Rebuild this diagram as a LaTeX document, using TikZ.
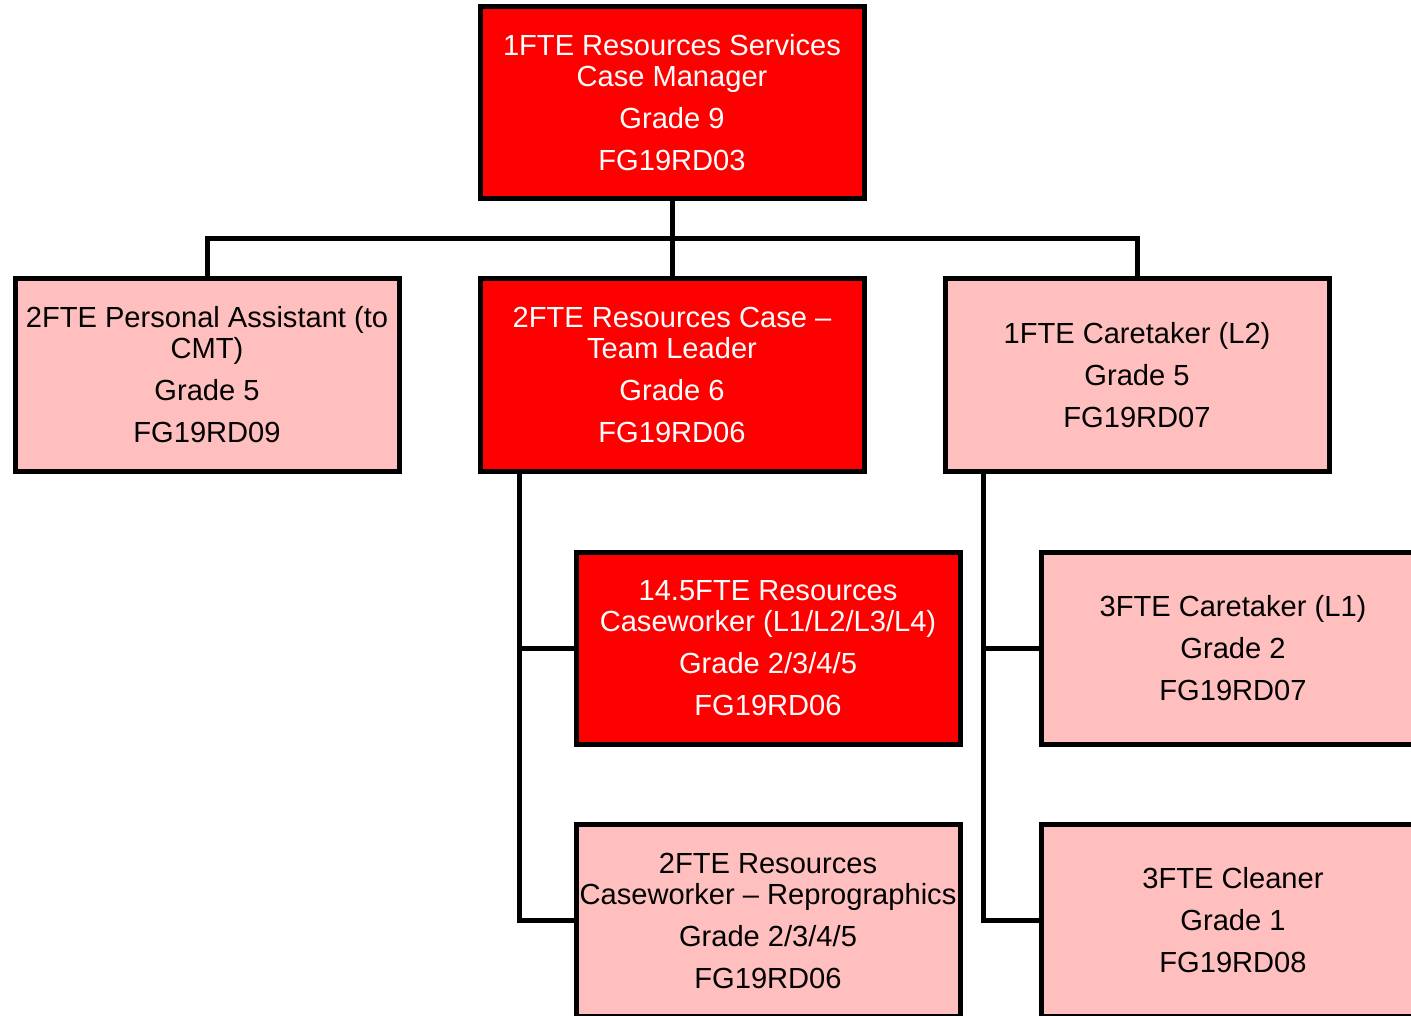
\documentclass[tikz,border=0pt]{standalone}
\usepackage{fontspec}
\setmainfont{Liberation Sans}
\definecolor{boxred}{RGB}{255,0,0}
\definecolor{boxpink}{RGB}{255,191,191}
\begin{document}
\begin{tikzpicture}[x=1pt,y=-1pt,
  post/.style={rectangle,draw=black,line width=5pt,minimum width=384pt,minimum height=192pt,
    inner sep=0pt,align=center,font=\fontsize{29.1}{31}\selectfont},
  redpost/.style={post,fill=boxred,text=white},
  pinkpost/.style={post,fill=boxpink,text=black},
  link/.style={draw=black,line width=5pt}]
\clip (0,0) rectangle (1411,1016);
\fill[white] (0,0) rectangle (1411,1016);
\node[redpost] (top) at (672,102.5) {1FTE Resources Services\\Case Manager\\[11pt]Grade 9\\[11pt]FG19RD03};
\node[pinkpost] (pa) at (207,375) {2FTE Personal Assistant (to\\CMT)\\[11pt]Grade 5\\[11pt]FG19RD09};
\node[redpost] (tl) at (672,375) {2FTE Resources Case –\\Team Leader\\[11pt]Grade 6\\[11pt]FG19RD06};
\node[pinkpost] (ct2) at (1137,375) {1FTE Caretaker (L2)\\[11pt]Grade 5\\[11pt]FG19RD07};
\node[redpost] (cw) at (768,648) {14.5FTE Resources\\Caseworker (L1/L2/L3/L4)\\[11pt]Grade 2/3/4/5\\[11pt]FG19RD06};
\node[pinkpost] (ct1) at (1233,648) {3FTE Caretaker (L1)\\[11pt]Grade 2\\[11pt]FG19RD07};
\node[pinkpost] (rep) at (768,920.5) {2FTE Resources\\Caseworker – Reprographics\\[11pt]Grade 2/3/4/5\\[11pt]FG19RD06};
\node[pinkpost] (cl) at (1233,920.5) {3FTE Cleaner\\[11pt]Grade 1\\[11pt]FG19RD08};
\coordinate (bus) at (672,239);
\coordinate (tlb) at ([xshift=-153pt]tl.south);
\coordinate (ctb) at ([xshift=-154pt]ct2.south);
\path[link] (top.south) -- (tl.north);
\path[link] (pa.north) |- (bus) -| (ct2.north);
\path[link] (tlb) |- (rep.west);
\path[link] (cw.west) -- (cw.west -| tlb);
\path[link] (ctb) |- (cl.west);
\path[link] (ct1.west) -- (ct1.west -| ctb);
\end{tikzpicture}
\end{document}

::::

→ **Exercise task**: Write out the full set of lines verbatim, without the pictures.

→ **Written solution**:
Rebuild this diagram as a LaTeX document, using TikZ.
\documentclass[tikz,border=0pt]{standalone}
\usepackage{fontspec}
\setmainfont{Liberation Sans}
\definecolor{boxred}{RGB}{255,0,0}
\definecolor{boxpink}{RGB}{255,191,191}
\begin{document}
\begin{tikzpicture}[x=1pt,y=-1pt,
  post/.style={rectangle,draw=black,line width=5pt,minimum width=384pt,minimum height=192pt,
    inner sep=0pt,align=center,font=\fontsize{29.1}{31}\selectfont},
  redpost/.style={post,fill=boxred,text=white},
  pinkpost/.style={post,fill=boxpink,text=black},
  link/.style={draw=black,line width=5pt}]
\clip (0,0) rectangle (1411,1016);
\fill[white] (0,0) rectangle (1411,1016);
\node[redpost] (top) at (672,102.5) {1FTE Resources Services\\Case Manager\\[11pt]Grade 9\\[11pt]FG19RD03};
\node[pinkpost] (pa) at (207,375) {2FTE Personal Assistant (to\\CMT)\\[11pt]Grade 5\\[11pt]FG19RD09};
\node[redpost] (tl) at (672,375) {2FTE Resources Case –\\Team Leader\\[11pt]Grade 6\\[11pt]FG19RD06};
\node[pinkpost] (ct2) at (1137,375) {1FTE Caretaker (L2)\\[11pt]Grade 5\\[11pt]FG19RD07};
\node[redpost] (cw) at (768,648) {14.5FTE Resources\\Caseworker (L1/L2/L3/L4)\\[11pt]Grade 2/3/4/5\\[11pt]FG19RD06};
\node[pinkpost] (ct1) at (1233,648) {3FTE Caretaker (L1)\\[11pt]Grade 2\\[11pt]FG19RD07};
\node[pinkpost] (rep) at (768,920.5) {2FTE Resources\\Caseworker – Reprographics\\[11pt]Grade 2/3/4/5\\[11pt]FG19RD06};
\node[pinkpost] (cl) at (1233,920.5) {3FTE Cleaner\\[11pt]Grade 1\\[11pt]FG19RD08};
\coordinate (bus) at (672,239);
\coordinate (tlb) at ([xshift=-153pt]tl.south);
\coordinate (ctb) at ([xshift=-154pt]ct2.south);
\path[link] (top.south) -- (tl.north);
\path[link] (pa.north) |- (bus) -| (ct2.north);
\path[link] (tlb) |- (rep.west);
\path[link] (cw.west) -- (cw.west -| tlb);
\path[link] (ctb) |- (cl.west);
\path[link] (ct1.west) -- (ct1.west -| ctb);
\end{tikzpicture}
\end{document}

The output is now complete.